In creating the St. Germain myth, Yarbro combined her interest in fantasy and gothic writing with a love for history. St. Germain was a 3,000-year-old vampire who in each of the novels showed up to interact with a more or less well-known historical personage or event. The character of St. Germain was suggested by a real person, an alchemist who lived in eighteenth-century France and around whom numerous occult legends, some of which he initiated, collected. However, Yarbro took the germ of information available on the real person and created a very human, sympathetic vampire character that joined with the characters in Fred Saberhagen‘s novels in bolstering up the sensual side of the vampire’s character while downplaying its image as a monster.
The St. Germain’s story continued through six novels: Hotel Transylvania (1978); The Palace (1979); Blood Games (1980); Path of the Eclipse (1981); Tempting Fate (1982), and The Saint Germain Chronicles (1983). The Palace was nominated for a World Fantasy Award. After a break, the story was continued in the Olivia series, A Flame in Byzantium (1987) and the Crusader’s Torch (1988). Olivia was a recurring character in the St. Germain series.

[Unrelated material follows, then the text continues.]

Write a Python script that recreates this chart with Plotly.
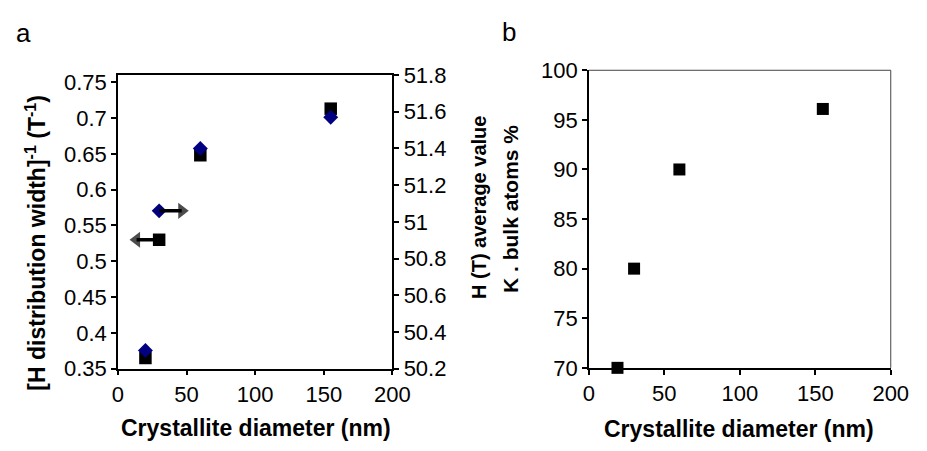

In St. Germain, Yarbro created one of the more intriguing variations on the Dracula myth. Apart from his longevity and his immunity to most things that would be fatal to an ordinary person, St. Germain was largely devoid of the supernatural powers thought to be possessed by vampires. He also was immune to many of the traditional weapons of the vampire hunters, mirrors, the crucifix, and garlic. He was comforted by earth from his homeland and had specially constructed hollow shoes with his native soil in them. He was troubled in crossing running water, a problem helped by the hollow shoes. Death, the true death, as it was called, occurred primarily if the spine was severed (decapitation) or the body burned. St. Germain was a romantic hero and developed ongoing relationships with women, Olivia being the most important. He could make love to women but had no semen. Rather, he took their blood. He, in fact, lived largely upon willing female donors. There was one important limitation on his sexual life, however, in that the joys and benefits of the sexual sharing could only occur between a vampire and a nonvampire. These were blocked between two vampires. Thus, while the vampire lived for many years, he could not bring his lover, or lovers, with him. He could transform his lovers into vampires, but then they ceased to be lovers.
Yarbro continues to be active as of 2009. Since the new century began, she has published eleven additional volumes in the “St. Germain” series, bringing the number of his adventures to twenty two (plus two collections of St. Germain short stories). The 1990 novel Out of the House of Life, explored the adventures of Madelaine de Montoya, initially introduced in Transylvania Hotel. She then got her own independent novel in 2004, In the Face of Death.
During the late 1970s, Yarbro became involved with a group of people in the San Francisco Bay area who were channeling (acting as a spirit medium) for a complex spiritual entity named Michael. In 1979 she wrote a nonfiction book, Messages from Michael on the Nature of the Evolution of the Human Soul, about Michael and the people who have assembled around “his” teachings. Subsequently, in the 1980s, she authored two more books out of the voluminous material the Michael group had channeled.
In 2009, Yarbro was given the Bram Stoker Lifetime Achievement Award by the Horror Writers’ Association.